Edit: Making it less confusing:
Example:
I want to find the number of ways to make sum n=3 from using integers 1 to k=2.
1st way: 1 + 1 + 1
2nd way: 2 + 1
3rd way: 1 + 2
So total ways are 3.
Note: I can not use only 3 because it is more than k=2. If k=3 then I can also use only 3 and get 4 ways.
I can do this by recursion like this:
ll recFun(ll k, ll n, ll sum = 0) {
if (sum == n) {
return 1;
} else if (sum > n) return 0;
ll total = 0;
FO(i, k) {
total += recFun(k, n, sum+i+1);
}
return total;
}
[deleted]
Sorry, I think my blog is a bit confusing. Let me explain the doubt with an example.
I want to find number of ways to make sum n=3 from using integers 1 to k=2.
1st way: 1 + 1 + 1
2nd way: 2 + 1
3rd way: 1 + 2
So total ways are 3.
Note: I can not use only 3 because it is more than k=2. If k=3 then I can also use only 3 and get 4 ways.
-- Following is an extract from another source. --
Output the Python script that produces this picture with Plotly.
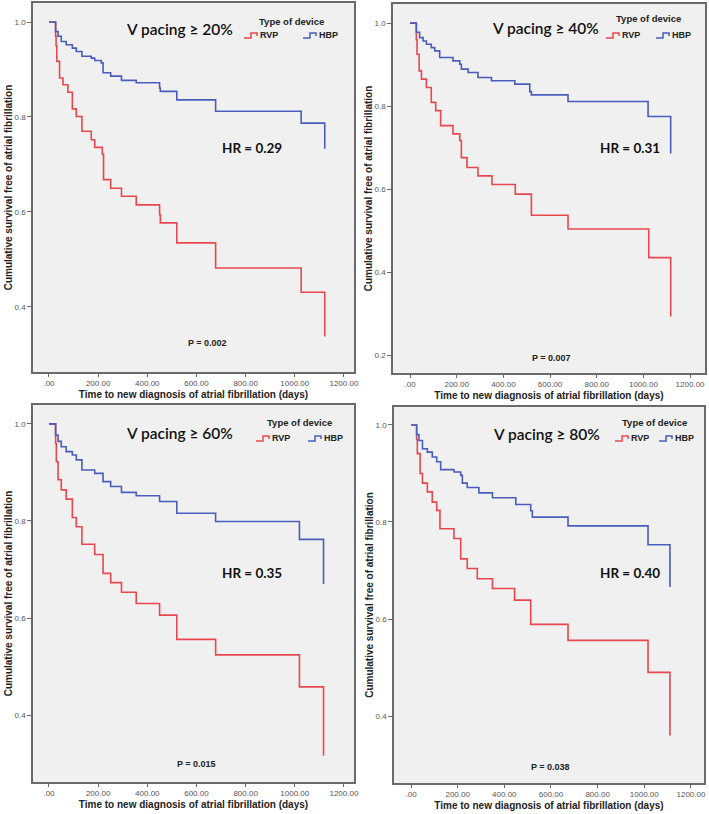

I can do this by recursion like this:
I want to know how to do this in an iterative way using memoization. I will also add this OP to make it less confusing.
Auto comment: topic has been updated by VandanRogheliya (previous revision, new revision, compare).
You can do this using dp.
Suppose you want to make sum i using numbers from 1 to d.
For i=0:
dp[0]=number of ways = 1(using no numbers at all) [base case]
Then for any arbitrary i
dp[i] = sum(dp[i-j]) for all j from 1 to min(d,i) (bcoz u cant use a number greater than i to make sum i)
this works bcoz here order matters 1+2 and 2+1 are different
You can see my submission for implementation Click
Thank you for the explanation but I do not understand why dp[i] = sum(dp[i-j]) works?
What is the intuition behind it?
Okay, so we are making a number i using the numbers from 1 to d right. Suppose i=a1+a2+a3+...+ap+x where all numbers ai and x belongs to [1,d]. Now focus on the last number x, it(again) can be anything belonging to [1,d], so we consider all possible options for x that will guarantee that we count all possible ways to sum to i.
so we iterate over [1,d] (for now i am assuming i>=d else it would be min(i,d))
suppose currently we are considering x=j, now to calculate the number of ways you can make i such that last number = j, observe that you can add the number j to all the number of ways you can make i-j. hence dp[i-j].
Hence dp[i] = sum over all dp[i-j] where j belongs to [1,min(d,i)]
Let's take your example n=3,d=2
dp[0]=1 corresponds to selecting no numbers [base case]
dp[1]=dp[1-1]=dp[0]=1 corresponds to taking only 1 (this is the only way to make 1)
dp[2]=dp[2-1] (corresponding to 1+1) + dp[2-2] (corresponding to only 2) = dp[1]+dp[0]=1+1=2
dp[3]=dp[3-1] (corresponding to 1+1+1 and 2+1) + dp[3-2] (corresponding to 1+2) = dp[2]+dp[1]=2+1=3
Hence number of ways you can make 3 using 1 and 2 is 3.
Hope my explanation was clear :)
The point about making i from adding j and i-j did the trick! Thank you so much!
Well, we can solve this with a naive Dp-approach in $$$O(n\cdot k)$$$ time and $$$O(n)$$$ Space.
Let $$$dp[n]$$$ be the amount you want. If the last taken number is $$$i$$$, then we remain with $$$n-i$$$, and this gives us the transition: $$$dp[n]=\sum_{i=1}^k dp[n-i]$$$.
We can use sliding window technique to achieve $$$O(n)$$$ time and $$$O(k)$$$ space.
Also, if $$$n$$$ is very big and $$$k$$$ is small enough (about 300) we can use matrix power to get a solution in $$$O(k^3 \cdot \log n)$$$ time and $$$O(k^2)$$$ space.